Although the true sense of life lies far above our comprehension, I feel in all this the divine love which helps those who are so sorely tried through the curriculum of life giving them as it were augmented tasks, because they are equal to it. And in the process they accumulate a great amount of understanding for others to whom they can be of great help.

That is how a large "stock" of spiritual energy is stored, a treasure, a capital, a guarantee for survival in difficult times. It also teaches us to distinguish between what has little and what has much value. These are the highest goods.

Whenever it is the question to be or not to be, let us hope that this reserve will be large enough. For even if everything may have fallen to pieces, there would still be enough energy left to start building a new world.

Things must be seen in the light of Eternity, that is to say: here and now in that great Flood-light, whose radiation is bright, as well as mild. It could also be defined as the light of reality, the light of truth. We don't have to fear the truth, for it broadens the horizon, and that always brings relief. The ability to distinguish even the worst and the saddest realities will serve to help us on our road to a solution of the misery. It leads to a wider view and that in itself is the first step along that road.

It is encouraging to see that, generally speaking, the young men and women of our time are extremely realistic in their outlook, they concentrate on reality; they are critical, that means they want to analyze and understand everything; and finally they know how to tackle things.
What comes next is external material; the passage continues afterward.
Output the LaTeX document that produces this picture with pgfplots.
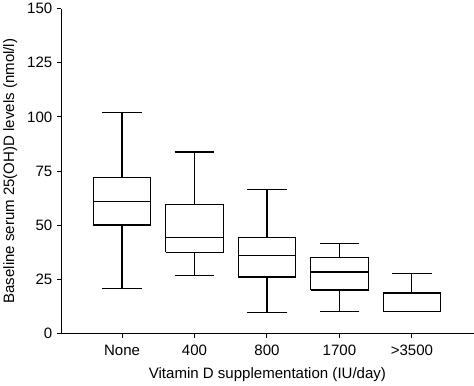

All this helps you to gain a better perspective of the routine-pattern of your thoughts and acts, and above all things to look at yourself most critically! To ask yourself: Am I wide awake? And especially: is my conscience awake? Do I perhaps confuse the illusions of what I want for myself with the ideals I have for society? How afraid am I to stand in the full, in the brightest light of truth? I with my whole spiritual luggage, carrying within it the complete tragedy of all my missed chances. Shall I ever have to depart from this world, leaving behind the insolvent estate of all my spiritual values? Or, although I don't deserve it, shall I perhaps get one more chance of escape, be it by the narrowest path?

These things are so personal that I cannot do more than indicate them. Neither can I go into the meaning of life, nor its purpose, for these things pass all human comprehension.

I have known people who sought for the meaning of life with a microscope, and others who did the same with a telescope. They went in opposite directions and undoubtedly they were enriched with the staggering discoveries they must have made in both directions, but they did not find what they were looking for. If ever they meet again, I hope for them, that they will still have their sense of humor.

But I know for certain that we can rely on this: that all life is stronger than all death.

And in the end, all Life is Love.

Love between man and woman perpetually rejuvenates mankind.

Brotherly love preserves the earth.

Divine love leads mankind to its higher goal, and rules the universe.